1. Field of the Invention
This invention relates to a control apparatus for a DC motor, or more in particular to a control apparatus suitable for applications such as an elevator requiring an accurate speed control.
Most DC motors for driving elevator cars are controlled by the Ward-Leonard system. The static Leonard system employing a thyristor converter has long been used as a practical means for control of the DC motor for the rolling mill. In recent years, this static Leonard system has found applications or has been tested for practical applications in the field of the elevator.
There are two types of the static Leonard system. One is a system in which a bilateral thyristor converter is connected to the armature while a unidirectional thyristor converter is connected to the field system. The other static Leonard system is such that a unidirectional thyristor converter is connected to the armature whereas a bilateral thyristor converter is connected to the field system.
This invention relates to an improvement in the motor control apparatus of the latter type.
2. Description of the Prior Art
Not only such a load as an elevator car but also other loads, which are driven by an electric motor, require a large torque for acceleration or deceleration. Since the acceleration or deceleration period is short, however, it is possible to cause the motor to operate above its rating for such a period. In fact, the motor for the elevator car is so controlled that 200 to 300% of armature current flows as required during the acceleration or deceleration.
In the case where a unidirectional thyristor converter is connected to the armature to permit unidirectional current flow while connecting a bilateral thyristor converter to the field system to allow current flow in both directions for the control of a DC motor, it is well known to control both the armature current and the field current at the same time in accordance with a torque command representing a speed error. To control simultaneously the armature current and the field current which are both probable causes of an external disturbance, however, is undesirable in view of the resulting non-linearity of the torque generation characteristics of the DC motor with respect to the torque command.

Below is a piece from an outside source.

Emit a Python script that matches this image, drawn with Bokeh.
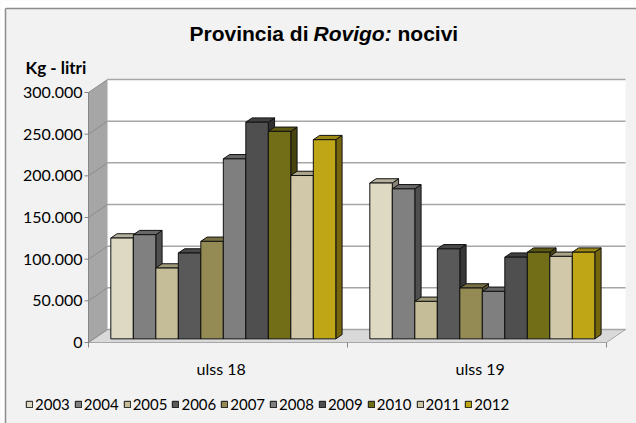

On the other hand, a method obviating this disadvantage is also well known in which the armature current is controlled at a fixed level which is different for acceleration/decleration and for the other periods, so that the torque generation is controlled by varying the field current, as is disclosed in detail in U.S. Pat. No. 3,811,079 entitled "DC Motor Control System", patented May, 14, 1974 based on application, Ser. No. 354,459, filed Apr. 25, 1973 in the name of Korefumi Tashiro et al and assigned to the same assignee as the present invention. In this control apparatus, a large torque is not always required for acceleration or deceleration. In spite of this, an armature current as large as twice or thrice the rating is made to flow over the entire period of acceleration or deceleration, thus posing a problem of heat being generated in the motor. Also, during the transient period from steady run to deceleration, the difference between the rise time of the armature current and the time of change in the field current results in the disadvantage that the motor is undesirably accelerated temporarily. Further, in a stage during the transfer from accelerated or decelerated state to the steady run, the armature current and the field current unavoidably undergo a change, thus making it impossible to completely eliminate the non-linearity of the torque characteristics mentioned above.